The Ipswich police were even more in a dither. They gave away the secret of how Mrs. Simpson was to arrive by practicing elaborately in front of Ipswich Courthouse. Inside last week, plagued with a bad cough and a runny nose, was Mr. Justice Hawke before whom Mrs. Simpson was to accuse Mr. Simpson of carrying on with "Buttercup." It was considered a good sign for Mrs. Simpson when Mr. Justice Hawke, after emitting a loud sneeze, snapped at a lawyer who was pleading another case: "Don't talk so much! I have already made up my mind." Sporting Mrs. Simpson asked no alimony when she divorced her U. S. husband some years ago and was expected to ask none in divorcing her British husband.

Meanwhile U. S. correspondents arriving in Ipswich were fascinated alike by the innocence of the local citizenry and the naughty talk of lawyers down from London. The latter's conversations were flavored with much the tone of a poem some of them read with gusto to one another from the current London New Statesman and Nation. Excerpts:

"Lord Barrenstock and Epicene, "What's it to me that you have been "In your pursuit of interdicted joys "Seducer of a hundred little boys . . . ? "Tis not for these unsocial acts, not these "I wet my pen! . . . "But oh! your tie is crooked and I see "Too plain you had an eclair for your tea. . . ."

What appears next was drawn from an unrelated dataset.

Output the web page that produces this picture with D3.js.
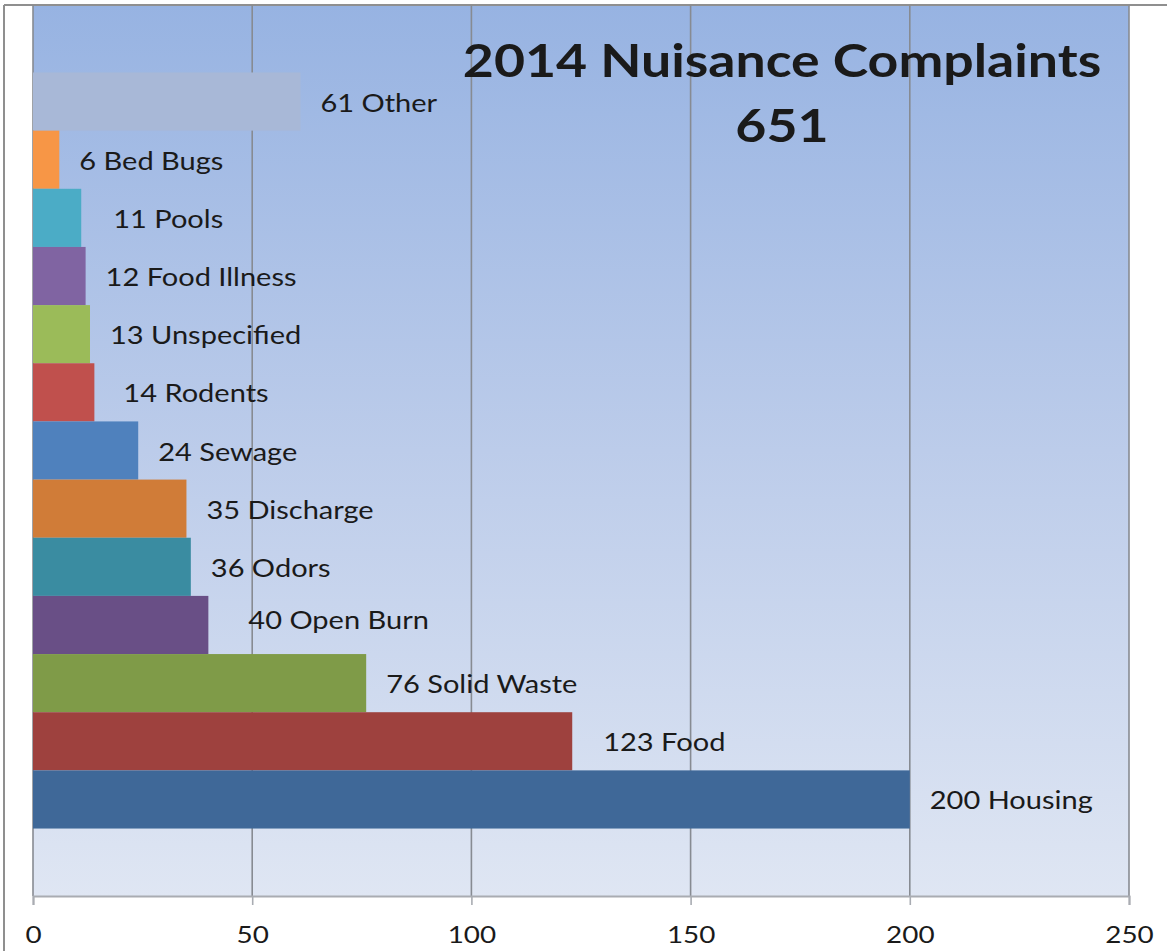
<!DOCTYPE html>
<html>
<head>
<meta charset="utf-8">
<script src="https://cdn.jsdelivr.net/npm/d3@7/dist/d3.min.js"></script>
<style>
  html, body { margin: 0; padding: 0; background: #fff; }
  svg { display: block; }
  text { font-family: Lato, "Open Sans", sans-serif; fill: #1a1a1a; }
</style>
</head>
<body>
<svg id="chart" width="1167" height="951"></svg>
<script>
// ---- data ----
const categories = ["Other", "Bed Bugs", "Pools", "Food Illness", "Unspecified", "Rodents",
  "Sewage", "Discharge", "Odors", "Open Burn", "Solid Waste", "Food", "Housing"];
const complaints = [61, 6, 11, 12, 13, 14, 24, 35, 36, 40, 76, 123, 200];
const barColors = ["#A8B8D7", "#F79646", "#4BACC6", "#8064A2", "#9BBB59", "#C0504D",
  "#4F81BD", "#D07C38", "#3A8CA1", "#694F86", "#7F9B48", "#9E413E", "#3F6898"];
const xTicks = [0, 50, 100, 150, 200, 250];
const titleLines = ["2014 Nuisance Complaints", "651"];

// layout-only label nudges (px), as placed in the original chart
const labelNudge = { "Pools": [12, 0], "Rodents": [9, 0], "Open Burn": [20, -6], "Food": [11, 0] };

// ---- layout ----
const svg = d3.select("#chart");
const plot = { left: 33, right: 1129, top: 5, bottom: 896 };
const STRETCH = 1.16;

const x = d3.scaleLinear().domain([0, 250]).range([plot.left, plot.right]);
const y = d3.scaleBand().domain(categories).range([plot.top, plot.bottom])
  .paddingInner(0).paddingOuter(1.16);

// stretch helper, to mimic the wide rendering of the original text
function stretch(sel, factor) {
  sel.each(function () {
    const len = this.getComputedTextLength();
    d3.select(this).attr("textLength", len * factor).attr("lengthAdjust", "spacingAndGlyphs");
  });
}

// background gradient
const defs = svg.append("defs");
const grad = defs.append("linearGradient").attr("id", "bg")
  .attr("x1", 0).attr("y1", 0).attr("x2", 0).attr("y2", 1);
grad.append("stop").attr("offset", "0%").attr("stop-color", "#97B3E2");
grad.append("stop").attr("offset", "50%").attr("stop-color", "#BCCCEA");
grad.append("stop").attr("offset", "100%").attr("stop-color", "#DFE6F3");

svg.append("rect")
  .attr("x", plot.left).attr("y", plot.top)
  .attr("width", plot.right - plot.left).attr("height", plot.bottom - plot.top)
  .attr("fill", "url(#bg)");

// outer chart border (top and left visible)
svg.append("line").attr("x1", 4).attr("x2", 1167).attr("y1", 5).attr("y2", 5)
  .attr("stroke", "#8F8F8F").attr("stroke-width", 2);
svg.append("line").attr("x1", 4).attr("x2", 4).attr("y1", 5).attr("y2", 951)
  .attr("stroke", "#8F8F8F").attr("stroke-width", 2);

// gridlines
svg.append("g").selectAll("line").data(xTicks).join("line")
  .attr("x1", d => x(d)).attr("x2", d => x(d))
  .attr("y1", plot.top).attr("y2", plot.bottom)
  .attr("stroke", "#878B92").attr("stroke-width", 1.6);

// x axis
const xAxis = d3.axisBottom(x).tickValues(xTicks).tickSize(9).tickPadding(21).tickFormat(d3.format("d"));
const gx = svg.append("g").attr("transform", `translate(0,${plot.bottom})`).call(xAxis);
gx.select(".domain").attr("stroke", "#A9ACB2").attr("stroke-width", 2);
gx.selectAll(".tick line").attr("stroke", "#A9ACB2").attr("stroke-width", 1.6);
gx.selectAll(".tick text")
  .attr("font-family", "Lato, 'Open Sans', sans-serif")
  .attr("font-size", 24).attr("fill", "#1a1a1a")
  .call(stretch, STRETCH);

// bars
const rows = categories.map((c, i) => ({ cat: c, val: complaints[i], color: barColors[i] }));
svg.append("g").selectAll("rect").data(rows).join("rect")
  .attr("x", x(0))
  .attr("y", d => y(d.cat))
  .attr("width", d => x(d.val) - x(0))
  .attr("height", y.bandwidth())
  .attr("fill", d => d.color);

// bar labels
svg.append("g").selectAll("text").data(rows).join("text")
  .attr("x", d => x(d.val) + 20 + (labelNudge[d.cat] ? labelNudge[d.cat][0] : 0))
  .attr("y", d => y(d.cat) + y.bandwidth() / 2 + 10 + (labelNudge[d.cat] ? labelNudge[d.cat][1] : 0))
  .attr("font-size", 25)
  .text(d => `${d.val} ${d.cat}`)
  .call(stretch, STRETCH);

// title
const tx = 782;
svg.append("text").attr("x", tx).attr("y", 77).attr("text-anchor", "middle")
  .attr("font-size", 46).attr("font-weight", 700).attr("fill", "#000")
  .text(titleLines[0]).call(stretch, 1.165);
svg.append("text").attr("x", tx).attr("y", 142).attr("text-anchor", "middle")
  .attr("font-size", 46).attr("font-weight", 700).attr("fill", "#000")
  .text(titleLines[1]).call(stretch, 1.165);
</script>
</body>
</html>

This circulated freely through the mails and was sold on every newsstand in the United Kingdom, but elaborate press secrecy and squeamishness continued to be maintained about the King and Mrs. Simpson. No British newspaper had yet dared mention facts set forth in copies of Liberty which were confiscated when they reached England last week. For no clear reason this suppression did not operate against U. S. newspapers which arrived screaming the same facts under banner headlines and were sold last week on the bookstalls of famed W. H. Smith & Sons. Apt was a Chicago Tribune front page cartoon by John Tinney McCutcheon showing Edward VIII as Prince Charming kneeling to Mrs. Simpson as Cinderella and finding that her foot fits his jeweled slipper. In the background John Bull shushes a man representing British Journalism who tears his hair and cries: "Ye gods! The biggest news story in the world-and I've got to sh-h-h."